Gudrun Opperman felt empowered by her Entomology Specialist class experience. After taking the 2009 class in Houston she realized that she could develop better signs for her school’s butterfly garden than were commercially available. All it took was a little confidence. Here’s the story, with pictures, of the new Monarch Garden signage that Gudren and her coworkers installed in 2011.
“About eight years ago, Debbie Krenek, the lead science teacher for Oak Forest Elementary School in Humble, TX, and Vivian Cardoso, a reading specialist and aide for “at risk” students, were instrumental in forming a group called the Growers of Oak Forest. They wanted to find a way to give students “hands on” experiences in science and to give the “at risk” students an organization of which they could be part. Their challenge was to find volunteers and outside funding since the school had no funds for the project. They drew in Damien Carey, a local naturalist, to start a nature club, Jo Sanders, a Master Gardener, to start a vegetable garden, and me, to advise and help with replacing typical landscaping with native and butterfly friendly plants. One of our first major projects was to tear out the landscaping in front of the school to replace it with plants for butterflies, hummingbirds and other pollinators. Over time we have added more butterfly beds around the campus, including one which is part of Monarch Watch International.
“We always knew that we needed informational signs on these beds to help to educate the teachers, students, parents and community members about the plants in these beds and what was really happening there. But the need became obvious a couple years ago when a grandmother, coming to pick up a student, saw the Asclepias was being eaten by caterpillars. She began squashing them only to be stopped by passing students. “You’re killing our butterflies!” They screamed and ran to the principal for help.
“After this incident we looked into buying pre-made signs but could not find anything affordable, or that said what we wanted. Being in front of the school they had to be durable and permanent so they could not be easily defaced or stolen. After taking the 2009 MVES entomology course, I determined that I could develop better signage than was available commercially. The bigger challenge was to get the school district to allow the signs.
“Our first proposal to mount the signs to the building was denied, but we eventually came up with the free standing mounting system which was approved. Several requests for funding through the District’s Education Foundation were unsuccessful, but eventually we were able to raise $1500 through the ExxonMobil VIP program. I was able to call upon Dr. Bart Drees, Extension Entomologist from College Station, a number of friends, and even my son, who is a good photographer to gather up the necessary photos. I developed the copy for the signs. My son also has had extensive print design experience and laid out the final design.

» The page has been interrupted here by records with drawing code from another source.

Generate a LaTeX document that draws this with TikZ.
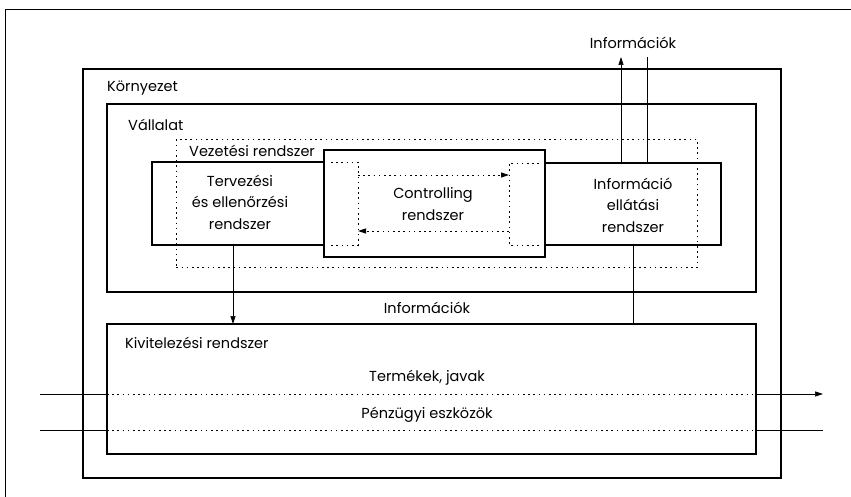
\documentclass[tikz,border=0pt]{standalone}
\usepackage{fontspec}
\setmainfont{Poppins}
\usetikzlibrary{arrows.meta,calc}
\tikzset{
  box/.style={draw,line width=1.1pt,anchor=north west,inner sep=0pt,outer sep=0pt},
  hid/.style={dash pattern=on 1.6pt off 3.6pt,line width=0.9pt},
  flow/.style={line width=0.7pt},
  arr/.style={-{Triangle[length=8pt,width=5pt]}},
  lbl/.style={inner sep=0pt,font=\fontsize{14.5}{17}\selectfont},
  mlbl/.style={lbl,align=center,font=\fontsize{14.5}{21.5}\selectfont}
}
\begin{document}
\begin{tikzpicture}[x=1pt,y=-1pt]
\useasboundingbox (0,0) rectangle (851,497);
% outer frame (partially visible)
\draw[line width=1pt] (5,497) -- (5,10) -- (851,10);
% boxes
\node[box,minimum width=698pt,minimum height=409pt] (env) at (83,69) {};
\node[box,minimum width=649pt,minimum height=188pt] (vall) at (107,104) {};
\node[box,minimum width=649pt,minimum height=130pt] (kiv) at (107,324) {};
\node[box,minimum width=206pt,minimum height=83pt] (terv) at (152,162) {};
\node[box,minimum width=212pt,minimum height=82pt] (info) at (509,163) {};
\node[box,fill=white,minimum width=221pt,minimum height=107pt] (ctrl) at (324,150) {};
\node[hid,draw,anchor=north west,inner sep=0pt,minimum width=521pt,minimum height=128pt] (vez) at (176,139) {};
% hidden parts
\coordinate (t1) at (331,162); \coordinate (t2) at (358,162);
\coordinate (t3) at (358,245); \coordinate (t4) at (331,245);
\draw[hid] (t1) -- (t2) -- (t3) -- (t4);
\coordinate (i1) at (539,163); \coordinate (i2) at (509,163);
\coordinate (i3) at (509,245); \coordinate (i4) at (539,245);
\draw[hid] (i1) -- (i2) -- (i3) -- (i4);
% controlling arrows
\coordinate (ca1) at (358,175); \coordinate (ca2) at (509,175);
\coordinate (cb1) at (509,231); \coordinate (cb2) at (358,231);
\draw[hid,arr] (ca1) -- (ca2);
\draw[hid,arr] (cb1) -- (cb2);
% texts
\node[lbl,anchor=west] (tenv) at (107,88) {Környezet};
\node[lbl,anchor=west] (tvall) at (128,125) {Vállalat};
\node[lbl,anchor=west] (tvez) at (189,151) {Vezetési rendszer};
\node[mlbl] (tterv) at (240,202) {Tervezési\\és ellenőrzési\\rendszer};
\node[mlbl] (tctrl) at (433,204) {Controlling\\rendszer};
\node[mlbl] (tinfo) at (633,205) {Információ\\ellátási\\rendszer};
\node[lbl] (infotop) at (633,43) {Információk};
\node[lbl] (infomid) at (427,308) {Információk};
\node[lbl,anchor=west] (tkiv) at (125,343) {Kivitelezési rendszer};
\node[lbl] (ttermek) at (427,378) {Termékek, javak};
\node[lbl] (tpenz) at (427,415) {Pénzügyi eszközök};
% vertical flows
\draw[flow,arr] (terv.south -| 233,0) -- (kiv.north -| 233,0);
\draw[flow] (info.south -| 633,0) -- (kiv.north -| 633,0);
\coordinate (up1) at (621,57); \coordinate (up2) at (647,57);
\draw[flow,arr] (info.north -| up1) -- (up1);
\draw[flow] (info.north -| up2) -- (up2);
% horizontal flows
\coordinate (pa) at (40,394); \coordinate (pb) at (823,394);
\coordinate (qa) at (40,430); \coordinate (qb) at (823,430);
\draw[flow] (pa) -- (kiv.west |- pa);
\draw[hid] (kiv.west |- pa) -- (kiv.east |- pa);
\draw[flow,arr] (kiv.east |- pb) -- (pb);
\draw[flow] (qa) -- (kiv.west |- qa);
\draw[hid] (kiv.west |- qa) -- (kiv.east |- qa);
\draw[flow] (kiv.east |- qb) -- (qb);
\end{tikzpicture}
\end{document}
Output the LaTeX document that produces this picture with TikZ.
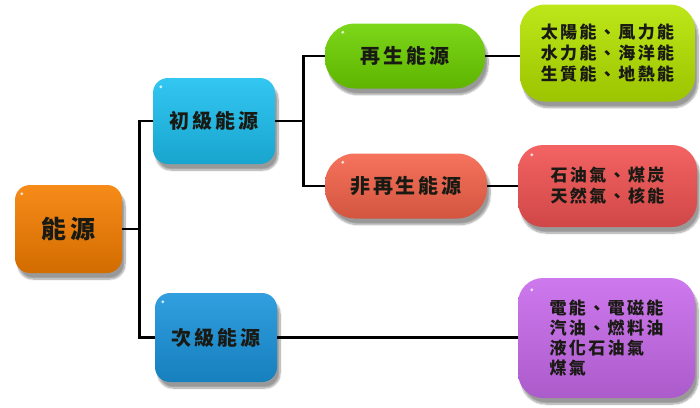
\documentclass[tikz,border=0pt]{standalone}
\usepackage{fontspec}
\newfontfamily\cjk[LetterSpace=14]{Noto Sans CJK TC}
\usetikzlibrary{shadows.blur,calc}
\definecolor{cOrange}{HTML}{F57E00}
\definecolor{cCyan}{HTML}{1CC0F0}
\definecolor{cBlue}{HTML}{1A94DC}
\definecolor{cGreen}{HTML}{6ED200}
\definecolor{cRed}{HTML}{F5634A}
\definecolor{cLime}{HTML}{B6E400}
\definecolor{cRed2}{HTML}{F25252}
\definecolor{cPurple}{HTML}{C86AEC}
\definecolor{cText}{HTML}{1A1A14}
\tikzset{
  btn/.style={rounded corners=#1, inner sep=0pt, text=cText,
    blur shadow={shadow xshift=3pt, shadow yshift=-6pt, shadow blur steps=10, shadow opacity=40}},
  glossy/.style={top color=#1!90!white, middle color=#1, bottom color=#1!86!black},
  conn/.style={line width=2.6pt, black},
  hl/.style={fill=white, opacity=0.8}
}
\begin{document}
\begin{tikzpicture}[x=1pt,y=-1pt]
\useasboundingbox (0,0) rectangle (700,407);
% level 0
\node[btn=15pt, glossy=cOrange, minimum width=107pt, minimum height=88pt,
  font=\cjk\bfseries\fontsize{25}{28}\selectfont] (root) at (68.5,229) {能源};
% level 1
\node[btn=15pt, glossy=cCyan, minimum width=122pt, minimum height=86pt,
  font=\cjk\bfseries\fontsize{20}{23}\selectfont] (p1) at (214,121) {初級能源};
\node[btn=15pt, glossy=cBlue, minimum width=122pt, minimum height=89pt,
  font=\cjk\bfseries\fontsize{20}{23}\selectfont] (p2) at (216,337.5) {次級能源};
% level 2
\node[btn=30pt, glossy=cGreen, minimum width=160pt, minimum height=65pt,
  font=\cjk\bfseries\fontsize{20}{23}\selectfont] (r1) at (405,56) {再生能源};
\node[btn=30pt, glossy=cRed, minimum width=162pt, minimum height=65pt,
  font=\cjk\bfseries\fontsize{20}{23}\selectfont] (r2) at (406,186) {非再生能源};
% level 3
\node[btn=25pt, glossy=cLime, minimum width=175pt, minimum height=97pt, align=left,
  font=\cjk\bfseries\fontsize{17}{21}\selectfont] (g) at (607.5,53) {太陽能、風力能\\水力能、海洋能\\生質能、地熱能};
\node[btn=25pt, glossy=cRed2, minimum width=179pt, minimum height=82pt, align=left,
  font=\cjk\bfseries\fontsize{17}{21}\selectfont] (rd) at (607.5,186) {石油氣、煤炭\\天然氣、核能};
\node[btn=25pt, glossy=cPurple, minimum width=177pt, minimum height=120pt, align=left,
  font=\cjk\bfseries\fontsize{17}{20}\selectfont] (pu) at (606.5,338) {電能、電磁能\\汽油、燃料油\\液化石油氣\\煤氣};
% highlights
\fill[hl] ($(root.north west)+(7,9)$) circle (1.6);
\fill[hl] ($(p1.north west)+(8,9)$) circle (1.6);
\fill[hl] ($(p2.north west)+(8,9)$) circle (1.6);
\fill[hl] ($(r1.north west)+(18,9)$) circle (1.6);
\fill[hl] ($(r2.north west)+(18,9)$) circle (1.6);
\fill[hl] ($(rd.north west)+(14,10)$) circle (1.6);
\fill[hl] ($(pu.north west)+(14,12)$) circle (1.6);
% connectors
\draw[conn] (root.east) -- ++(17,0) coordinate (t0);
\draw[conn] (p1.west) -| (t0) |- (p2.west);
\draw[conn] (p1.east) -- ++(28,0) coordinate (t1);
\draw[conn] (r1.west) -| (t1) |- (r2.west);
\draw[conn] (r1.east) -- (r1.east -| g.west);
\draw[conn] (r2.east) -- (r2.east -| rd.west);
\draw[conn] (p2.east) -- (p2.east -| pu.west);
\end{tikzpicture}
\end{document}
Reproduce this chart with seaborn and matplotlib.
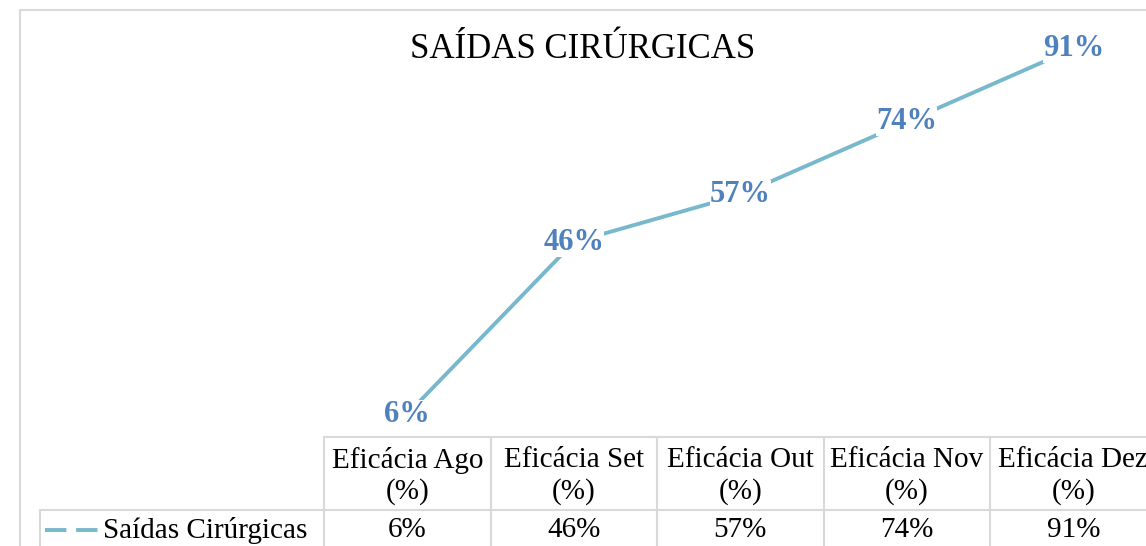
import matplotlib
matplotlib.use("Agg")
from matplotlib import pyplot as plt
from matplotlib.lines import Line2D
import seaborn as sns
import pandas as pd

title = "SAÍDAS CIRÚRGICAS"
series_name = "Saídas Cirúrgicas"
headers = ["Eficácia Ago", "Eficácia Set", "Eficácia Out", "Eficácia Nov", "Eficácia Dez"]
values = [6, 46, 57, 74, 91]

W, H = 1146, 546
LINE = "#78B8CC"
LABEL = "#4F81BD"
GRID = "#D9D9D9"

sns.set_style("white")
plt.rcParams["font.family"] = ["Liberation Serif", "DejaVu Serif"]
plt.rcParams["text.color"] = "black"

fig = plt.figure(figsize=(W / 100, H / 100), dpi=100)


def fx(x):
    return x / W


def fy(y):
    return 1 - y / H


def fline(x0, y0, x1, y1):
    fig.add_artist(Line2D([fx(x0), fx(x1)], [fy(y0), fy(y1)], color=GRID,
                          linewidth=1.5, transform=fig.transFigure))


# plot area: columns of the data table are 166.5 px wide, starting at x=324
col_w = 166.5
left = 324
ax = fig.add_axes([fx(left), fy(440), 1 - fx(left), (440 - 10) / H])
ax.set_xlim(-0.5, -0.5 + (W - left) / col_w)
ax.set_ylim(0, 100)
ax.axis("off")

df = pd.DataFrame({"x": range(len(values)), "valor": values})
sns.lineplot(data=df, x="x", y="valor", ax=ax, color=LINE, linewidth=2.8)

for i, v in enumerate(values):
    ax.text(i, v, f"{v}%", ha="center", va="center", fontsize=22, fontweight="bold",
            color=LABEL, bbox=dict(facecolor="white", edgecolor="none", pad=0.1), zorder=5)

fig.text(fx(583), fy(50), title, ha="center", va="center", fontsize=25, color="black")

# chart frame
fline(20, 10, W, 10)
fline(20, 10, 20, H)

# data table
fline(left, 437, W, 437)
fline(40, 510, W, 510)
for k in range(len(headers)):
    x = left + k * col_w
    fline(x, 437, x, H)
fline(40, 510, 40, H)

for k, h in enumerate(headers):
    cx = left + (k + 0.5) * col_w
    fig.text(fx(cx), fy(460), h, ha="center", va="center", fontsize=21)
    fig.text(fx(cx), fy(492), "(%)", ha="center", va="center", fontsize=21)
    fig.text(fx(cx), fy(530), f"{values[k]}%", ha="center", va="center", fontsize=21)

fig.add_artist(Line2D([fx(45), fx(101)], [fy(530), fy(530)], color=LINE, linewidth=2.8,
                      linestyle=(0, (5.5, 2.5)), transform=fig.transFigure))
fig.text(fx(103), fy(530), series_name, ha="left", va="center", fontsize=21)

fig.savefig("out.png", dpi=100, facecolor="white")
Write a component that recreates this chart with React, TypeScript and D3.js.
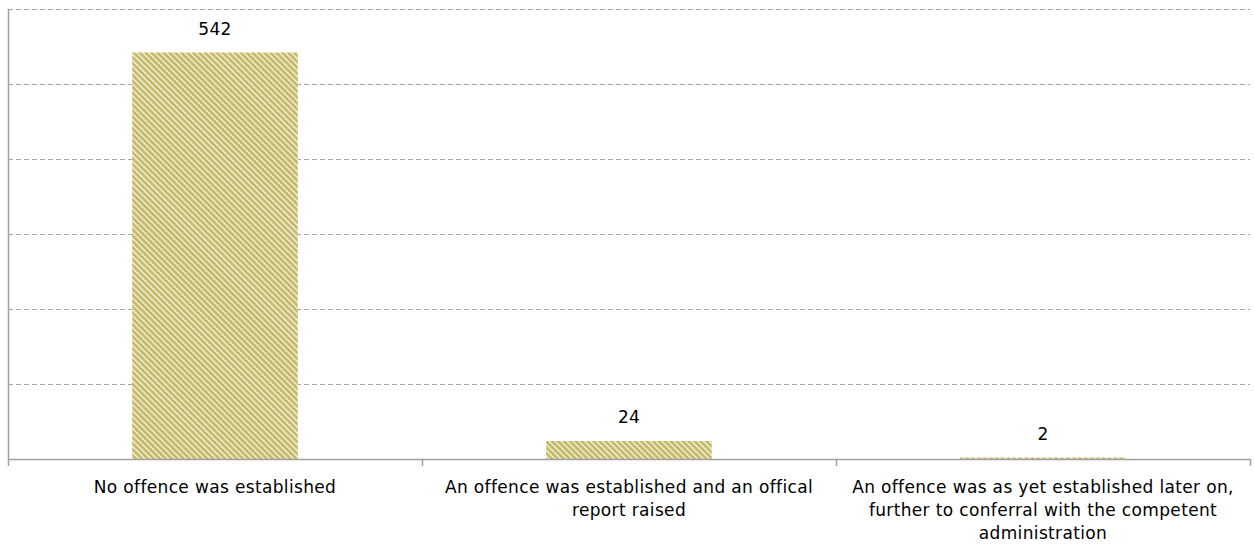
import React from "react";
import * as d3 from "d3";

const categories: string[][] = [
  ["No offence was established"],
  ["An offence was established and an offical", "report raised"],
  ["An offence was as yet established later on,", "further to conferral with the competent", "administration"],
];
const values: number[] = [542, 24, 2];
const yTicks: number[] = [0, 100, 200, 300, 400, 500, 600];

const W = 1254, H = 547;
const margin = { left: 8, right: 4, top: 9, bottom: 88 };

export default function App() {
  const x = d3.scaleBand<number>().domain(d3.range(values.length)).range([margin.left, W - margin.right]).paddingInner(0).paddingOuter(0);
  const y = d3.scaleLinear().domain([0, 600]).range([H - margin.bottom, margin.top]);
  const bw = x.bandwidth() * 0.4;
  const font = "'DejaVu Sans', Verdana, sans-serif";
  const base = y(0);
  return (
    <svg width={W} height={H} style={{ position: "absolute", left: 0, top: 0, background: "#fff" }}>
      <defs>
        <pattern id="stripes" width="4.2" height="4.2" patternUnits="userSpaceOnUse" patternTransform="rotate(-45)">
          <rect width="4.2" height="4.2" fill="#c4ba68" />
          <rect x="0" y="0" width="1.3" height="4.2" fill="#ffffff" opacity="0.85" />
        </pattern>
      </defs>
      {yTicks.filter(t => t > 0).map(t => (
        <line key={t} x1={margin.left} x2={W - margin.right} y1={Math.round(y(t)) + 0.5} y2={Math.round(y(t)) + 0.5}
          stroke="#a6a6a6" strokeWidth={1} strokeDasharray="5,3" />
      ))}
      {values.map((v, i) => {
        const cx = x(i)! + x.bandwidth() / 2;
        return (
          <g key={i}>
            <rect x={cx - bw / 2} y={y(v)} width={bw} height={base - y(v)} fill="url(#stripes)" />
            <text x={cx} y={y(v) - 18} textAnchor="middle" fontFamily={font} fontSize={17} letterSpacing={0.3} fill="#000">{v}</text>
          </g>
        );
      })}
      <line x1={margin.left + 0.5} x2={margin.left + 0.5} y1={margin.top} y2={base} stroke="#a0a0a0" strokeWidth={1.5} />
      <line x1={margin.left} x2={W - margin.right} y1={base + 0.5} y2={base + 0.5} stroke="#a0a0a0" strokeWidth={1.5} />
      {d3.range(values.length + 1).map(i => {
        const tx = i < values.length ? x(i)! : W - margin.right;
        return <line key={i} x1={tx + 0.5} x2={tx + 0.5} y1={base} y2={base + 7} stroke="#a0a0a0" strokeWidth={1.5} />;
      })}
      {categories.map((lines, i) => {
        const cx = x(i)! + x.bandwidth() / 2;
        return (
          <text key={i} textAnchor="middle" fontFamily={font} fontSize={17} letterSpacing={0.35} fill="#000">
            {lines.map((l, j) => (
              <tspan key={j} x={cx} y={base + 34 + j * 23}>{l}</tspan>
            ))}
          </text>
        );
      })}
    </svg>
  );
}
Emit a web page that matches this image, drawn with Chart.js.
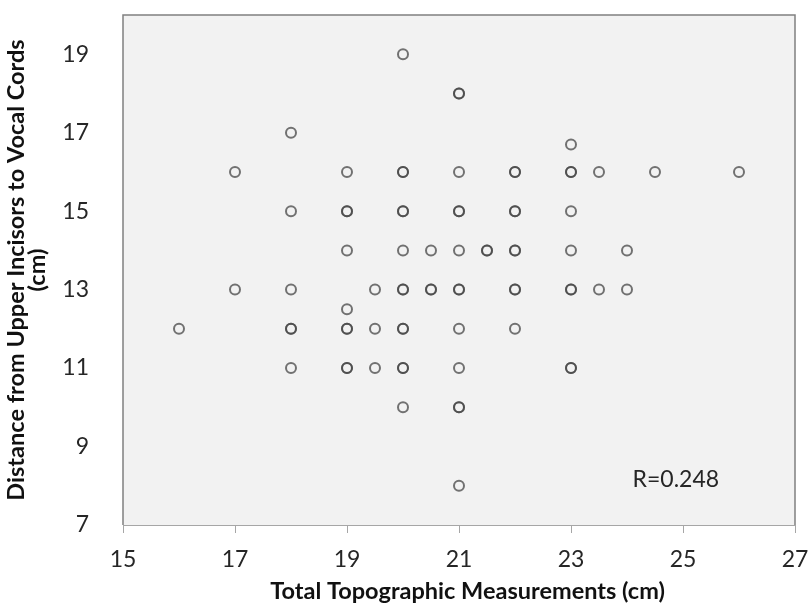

“Other projects and facilities around the school that have been provided by the Growers group include a large organic vegetable garden which produced over 1400 pounds of vegetables this past school year, an orchard with about 25 trees and bushes, a chimney swift tower, several purple martin houses, a large composting area which produced over 1.7 tons of compost this past school year, a nature area, and the planting of over 150 trees on campus. Our campus is very fortunate in having a “bee tree” with an active hive in it. We have placed an interpretive sign at the tree to educate students and the public about the importance of bees.
“As the signs were erected at the end of the school year, we did not have much student input. However, the science teachers, the principals, and other personnel are very excited about the signs. Dr. Sconzo, head of Humble ISD is very proud of the campus and what we have accomplished there. It is always a place where he brings visitors. We are also copied by other schools in the system, and actually offer help and advice to others hoping to do the same at their campuses. We feel that the signs will be a great learning tool to add to various educational endeavors that are pursued at the school, not only by the science classes, but also used by teachers with writing projects, art, and even math. We are so excited!”
Gudrun reports that they are in the process of developing a 5th Grade gardening workbook, with her contributing to the insect pages. Congratulations to Gudrun and her colleagues for a great project.